**PROMPT**
For each line in the data below that holds "this", return a copy.
-- Start DATASET --
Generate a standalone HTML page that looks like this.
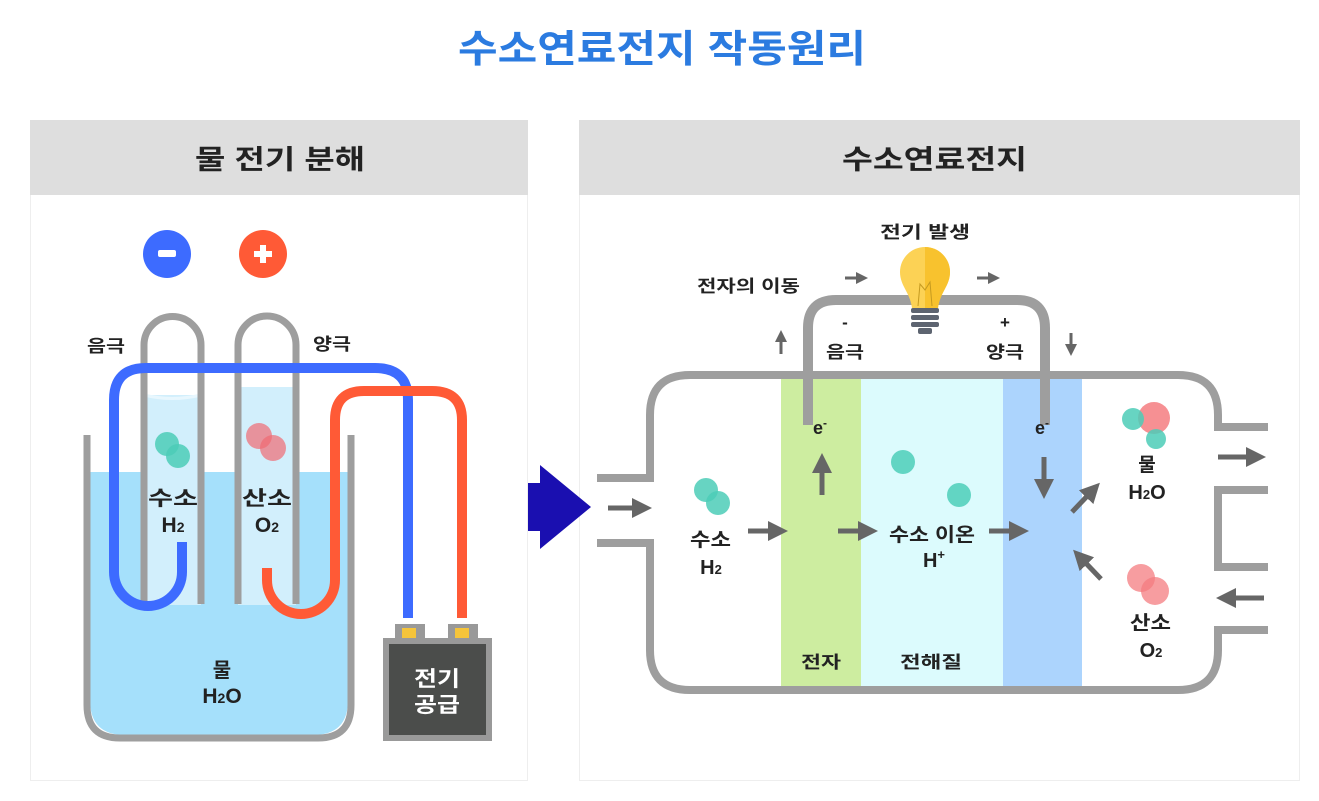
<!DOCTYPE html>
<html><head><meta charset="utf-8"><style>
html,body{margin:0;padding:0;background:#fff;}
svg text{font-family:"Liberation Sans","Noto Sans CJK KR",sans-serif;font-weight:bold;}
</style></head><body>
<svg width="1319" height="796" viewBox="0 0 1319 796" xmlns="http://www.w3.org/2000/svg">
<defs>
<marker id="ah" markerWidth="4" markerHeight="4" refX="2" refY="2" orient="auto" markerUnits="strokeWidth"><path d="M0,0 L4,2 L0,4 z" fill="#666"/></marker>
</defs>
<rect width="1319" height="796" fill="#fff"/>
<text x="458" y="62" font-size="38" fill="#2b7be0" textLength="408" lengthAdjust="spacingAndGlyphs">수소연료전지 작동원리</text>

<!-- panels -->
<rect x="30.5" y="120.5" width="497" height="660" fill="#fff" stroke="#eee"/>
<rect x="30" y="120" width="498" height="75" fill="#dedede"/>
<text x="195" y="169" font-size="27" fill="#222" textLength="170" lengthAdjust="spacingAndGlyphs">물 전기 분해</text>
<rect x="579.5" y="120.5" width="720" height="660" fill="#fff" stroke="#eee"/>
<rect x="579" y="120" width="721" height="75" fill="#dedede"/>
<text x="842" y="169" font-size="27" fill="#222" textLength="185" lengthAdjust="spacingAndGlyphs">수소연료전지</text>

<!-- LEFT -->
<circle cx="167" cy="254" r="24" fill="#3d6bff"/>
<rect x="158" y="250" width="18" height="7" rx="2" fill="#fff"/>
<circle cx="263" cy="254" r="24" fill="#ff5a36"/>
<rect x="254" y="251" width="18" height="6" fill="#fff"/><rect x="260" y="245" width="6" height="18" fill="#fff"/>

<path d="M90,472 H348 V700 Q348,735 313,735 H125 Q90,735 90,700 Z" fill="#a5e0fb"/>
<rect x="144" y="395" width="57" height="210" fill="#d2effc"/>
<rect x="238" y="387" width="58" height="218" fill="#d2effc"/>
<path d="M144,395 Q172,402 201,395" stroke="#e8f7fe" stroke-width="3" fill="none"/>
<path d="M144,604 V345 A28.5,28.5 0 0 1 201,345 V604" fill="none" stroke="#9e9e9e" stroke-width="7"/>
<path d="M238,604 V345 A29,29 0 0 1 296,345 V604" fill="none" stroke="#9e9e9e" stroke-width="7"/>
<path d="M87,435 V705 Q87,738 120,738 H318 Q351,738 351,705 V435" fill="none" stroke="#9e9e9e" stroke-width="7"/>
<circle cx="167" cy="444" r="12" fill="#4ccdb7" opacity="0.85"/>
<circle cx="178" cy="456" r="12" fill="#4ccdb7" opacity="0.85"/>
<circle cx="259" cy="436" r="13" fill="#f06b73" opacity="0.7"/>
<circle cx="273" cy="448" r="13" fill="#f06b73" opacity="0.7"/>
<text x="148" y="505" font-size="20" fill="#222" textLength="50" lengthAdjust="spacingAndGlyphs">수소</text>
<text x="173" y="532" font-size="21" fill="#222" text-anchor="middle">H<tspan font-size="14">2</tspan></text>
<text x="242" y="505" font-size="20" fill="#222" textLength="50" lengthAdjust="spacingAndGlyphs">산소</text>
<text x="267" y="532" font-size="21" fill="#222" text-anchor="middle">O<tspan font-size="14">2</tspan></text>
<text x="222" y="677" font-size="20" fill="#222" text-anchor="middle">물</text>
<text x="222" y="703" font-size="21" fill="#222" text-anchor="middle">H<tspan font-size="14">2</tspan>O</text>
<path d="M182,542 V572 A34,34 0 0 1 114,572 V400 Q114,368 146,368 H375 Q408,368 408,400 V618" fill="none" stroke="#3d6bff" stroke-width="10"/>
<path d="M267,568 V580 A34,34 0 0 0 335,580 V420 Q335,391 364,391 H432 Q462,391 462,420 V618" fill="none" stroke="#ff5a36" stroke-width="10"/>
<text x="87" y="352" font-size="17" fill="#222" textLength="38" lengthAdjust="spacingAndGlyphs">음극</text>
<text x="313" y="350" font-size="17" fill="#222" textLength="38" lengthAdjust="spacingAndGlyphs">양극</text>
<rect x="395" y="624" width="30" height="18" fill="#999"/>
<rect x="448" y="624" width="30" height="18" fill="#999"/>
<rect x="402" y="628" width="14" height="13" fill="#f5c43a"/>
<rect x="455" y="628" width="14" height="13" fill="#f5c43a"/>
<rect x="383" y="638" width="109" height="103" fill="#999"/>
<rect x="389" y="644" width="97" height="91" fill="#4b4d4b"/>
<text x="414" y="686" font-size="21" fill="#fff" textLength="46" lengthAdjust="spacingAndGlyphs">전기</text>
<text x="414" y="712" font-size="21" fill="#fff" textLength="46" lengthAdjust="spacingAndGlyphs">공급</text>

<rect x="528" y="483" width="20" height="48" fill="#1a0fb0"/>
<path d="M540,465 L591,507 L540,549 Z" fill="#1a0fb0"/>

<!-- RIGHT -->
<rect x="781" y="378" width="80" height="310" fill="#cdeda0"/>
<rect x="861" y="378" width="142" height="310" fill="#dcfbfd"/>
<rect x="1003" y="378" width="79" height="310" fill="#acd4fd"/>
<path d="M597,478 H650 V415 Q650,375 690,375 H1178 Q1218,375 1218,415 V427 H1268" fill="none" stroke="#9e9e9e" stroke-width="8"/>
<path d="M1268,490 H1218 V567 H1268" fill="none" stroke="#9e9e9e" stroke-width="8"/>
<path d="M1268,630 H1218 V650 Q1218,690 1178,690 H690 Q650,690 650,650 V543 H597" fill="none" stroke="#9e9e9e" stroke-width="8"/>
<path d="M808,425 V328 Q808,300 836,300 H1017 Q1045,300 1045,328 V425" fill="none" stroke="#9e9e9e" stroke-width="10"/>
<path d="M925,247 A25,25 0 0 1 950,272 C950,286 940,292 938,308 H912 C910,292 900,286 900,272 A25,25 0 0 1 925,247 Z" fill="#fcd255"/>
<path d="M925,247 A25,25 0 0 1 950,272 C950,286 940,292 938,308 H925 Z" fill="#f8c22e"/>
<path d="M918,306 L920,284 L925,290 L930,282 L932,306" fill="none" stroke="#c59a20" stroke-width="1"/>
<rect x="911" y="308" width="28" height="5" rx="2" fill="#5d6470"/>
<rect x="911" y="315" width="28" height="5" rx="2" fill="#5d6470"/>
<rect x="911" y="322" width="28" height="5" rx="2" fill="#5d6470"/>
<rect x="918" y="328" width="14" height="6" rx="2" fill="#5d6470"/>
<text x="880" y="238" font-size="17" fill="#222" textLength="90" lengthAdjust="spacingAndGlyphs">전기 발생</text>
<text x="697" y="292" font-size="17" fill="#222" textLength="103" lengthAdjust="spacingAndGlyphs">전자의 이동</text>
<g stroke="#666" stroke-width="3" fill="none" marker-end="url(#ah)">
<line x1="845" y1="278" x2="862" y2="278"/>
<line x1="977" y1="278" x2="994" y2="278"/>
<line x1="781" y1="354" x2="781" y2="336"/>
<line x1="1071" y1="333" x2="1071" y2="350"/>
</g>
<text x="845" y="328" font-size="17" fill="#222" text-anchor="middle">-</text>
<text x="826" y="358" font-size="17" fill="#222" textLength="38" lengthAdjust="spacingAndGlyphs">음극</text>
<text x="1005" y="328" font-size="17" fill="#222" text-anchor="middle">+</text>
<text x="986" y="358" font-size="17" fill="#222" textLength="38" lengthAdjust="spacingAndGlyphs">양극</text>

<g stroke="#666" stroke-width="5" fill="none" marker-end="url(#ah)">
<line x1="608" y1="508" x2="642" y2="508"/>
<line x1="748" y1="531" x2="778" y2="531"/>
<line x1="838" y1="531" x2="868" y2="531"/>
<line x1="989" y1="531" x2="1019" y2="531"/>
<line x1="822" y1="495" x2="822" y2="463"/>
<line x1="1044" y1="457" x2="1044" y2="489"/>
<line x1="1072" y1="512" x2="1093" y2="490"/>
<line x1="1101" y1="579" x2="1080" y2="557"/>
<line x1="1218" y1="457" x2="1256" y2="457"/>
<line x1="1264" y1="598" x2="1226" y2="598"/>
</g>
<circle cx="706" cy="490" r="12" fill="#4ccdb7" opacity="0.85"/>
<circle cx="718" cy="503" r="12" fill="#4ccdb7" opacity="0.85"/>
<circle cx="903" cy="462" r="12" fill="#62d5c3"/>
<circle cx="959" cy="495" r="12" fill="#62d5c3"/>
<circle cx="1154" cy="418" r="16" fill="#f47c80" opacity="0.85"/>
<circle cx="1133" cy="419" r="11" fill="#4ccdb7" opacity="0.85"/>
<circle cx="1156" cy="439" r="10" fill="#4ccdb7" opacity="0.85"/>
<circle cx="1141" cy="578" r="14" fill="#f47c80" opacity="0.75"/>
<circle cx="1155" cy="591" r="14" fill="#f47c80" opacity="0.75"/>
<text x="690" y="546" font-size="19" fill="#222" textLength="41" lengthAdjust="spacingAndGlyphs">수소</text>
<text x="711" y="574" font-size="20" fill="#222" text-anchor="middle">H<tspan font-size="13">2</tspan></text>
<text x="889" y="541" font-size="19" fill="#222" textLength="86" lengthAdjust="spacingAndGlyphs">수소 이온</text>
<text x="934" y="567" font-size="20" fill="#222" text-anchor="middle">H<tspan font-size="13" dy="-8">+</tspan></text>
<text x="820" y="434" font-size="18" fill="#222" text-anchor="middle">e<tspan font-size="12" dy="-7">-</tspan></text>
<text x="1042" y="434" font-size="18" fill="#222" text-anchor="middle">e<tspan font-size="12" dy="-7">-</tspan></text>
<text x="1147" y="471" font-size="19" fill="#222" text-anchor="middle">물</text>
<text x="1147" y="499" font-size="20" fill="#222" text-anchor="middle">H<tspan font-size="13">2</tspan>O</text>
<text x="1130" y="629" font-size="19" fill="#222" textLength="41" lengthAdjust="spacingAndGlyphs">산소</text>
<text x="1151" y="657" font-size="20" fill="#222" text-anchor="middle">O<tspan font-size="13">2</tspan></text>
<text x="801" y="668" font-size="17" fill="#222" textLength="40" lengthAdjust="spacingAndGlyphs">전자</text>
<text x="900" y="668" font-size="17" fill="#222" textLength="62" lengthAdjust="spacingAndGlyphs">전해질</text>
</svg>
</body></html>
-- End DATASET --
-- Start DATASET --
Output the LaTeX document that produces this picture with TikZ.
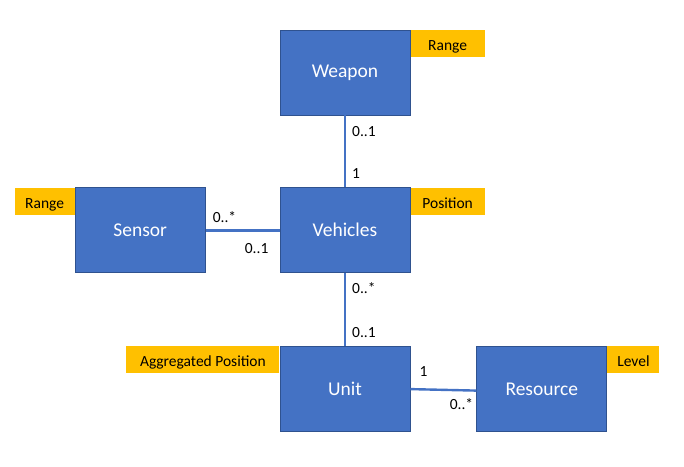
-- End DATASET --
**EXPECTED OUTPUT**
Generate a standalone HTML page that looks like this.
Output the LaTeX document that produces this picture with TikZ.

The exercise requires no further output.